Die
Cosel in Blasewitz?
Richtig, es geht um die Mätresse des Kurfürsten von Sachsen, Friedrich August I. bzw. Königs
von Polen, August II. (12.05.1670-01.02.1733), um die Reichsgräfin Anna
Constantia Cosel (17.10.1680-31.03.1765). Neun Jahre (1705-1714) lebte sie, länger
als alle anderen Mätressen Augusts des Starken, mit ihm zusammen, bis sie bei
ihm in Ungnade fiel. Galant geht man heute über seinen amourösen Lebenswandel
hinweg. Doch auf die Cosel bezogen wissen wir: Sie, die Mutter seiner drei
Kinder, eine der schönsten und geistreichsten Frauen des 18. Jahrhunderts, ließ
er von ihrem 36. Lebensjahr an verkommen. 49 Jahre verbrachte Sie - nie
offiziell in Freiheit gesetzt - hinter den Kerkermauern Stolpens. Auf dem Weg zu
dieser ein halbes Jahrhundert währenden Festungshaft berührte sie noch ein
letztes Mal vor Stolpen, zwar schon als Gefangene, so doch Boden außerhalb des
schmachvollen Gefängnisses, nämlich in Blasewitz, wie wir hier abschließend
erfahren werden.
Unbekannt war der in Depenau (Holstein) geborenen Tochter des Gutsbesitzers
Rittmeister von Brockdorff (zuletzt Oberst) das Dörfchen nicht. August der
Starke schätzte an ihr, dass sie energisch, geistreich sowie eine fabelhafte
Reiterin und treffsichere Schützin war. Vor allem Reiten und Schießen hatte
sie bei ihrem Vater gelernt. Die Cosel begleitete den Kurfürsten überall hin.

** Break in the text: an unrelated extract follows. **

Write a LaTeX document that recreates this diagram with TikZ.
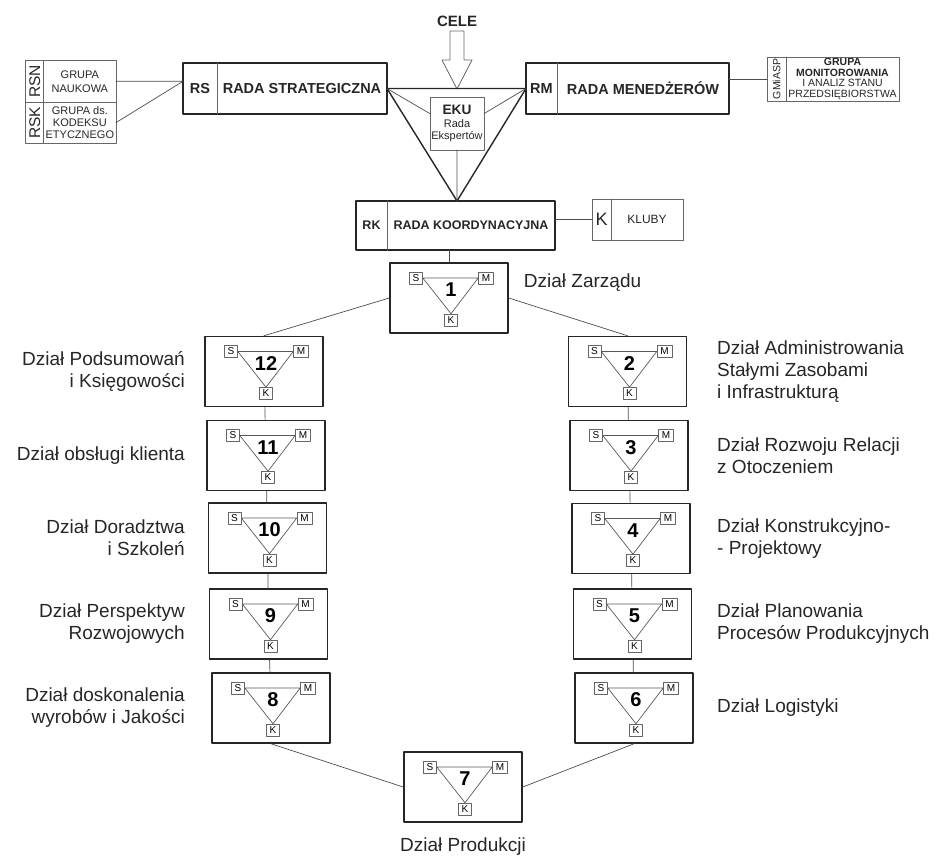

So auch zur Jagd. Gelegentlich führte sie ihr Jagdvergnügen durch das
Blasewitzer Tännicht und damit zuweilen nach Blasewitz, das sich im jagdlichen
"Untergehege" der Wettiner befand. Bis 1704 gehörte hier ein Gut am
Dorfanger, die "Kurfürstliche Schenke", ihm als Jagdhaus. Seine Großmutter,
Kurfürstin Magdalena Sybilla (1612-1687), hatte es im Jahre seiner Geburt
als solches und Wohnung für den Hegereiter gekauft. Als es baufällig war,
schenkte er es Peter Matthai, seinem ehemaligen Stubenheizer.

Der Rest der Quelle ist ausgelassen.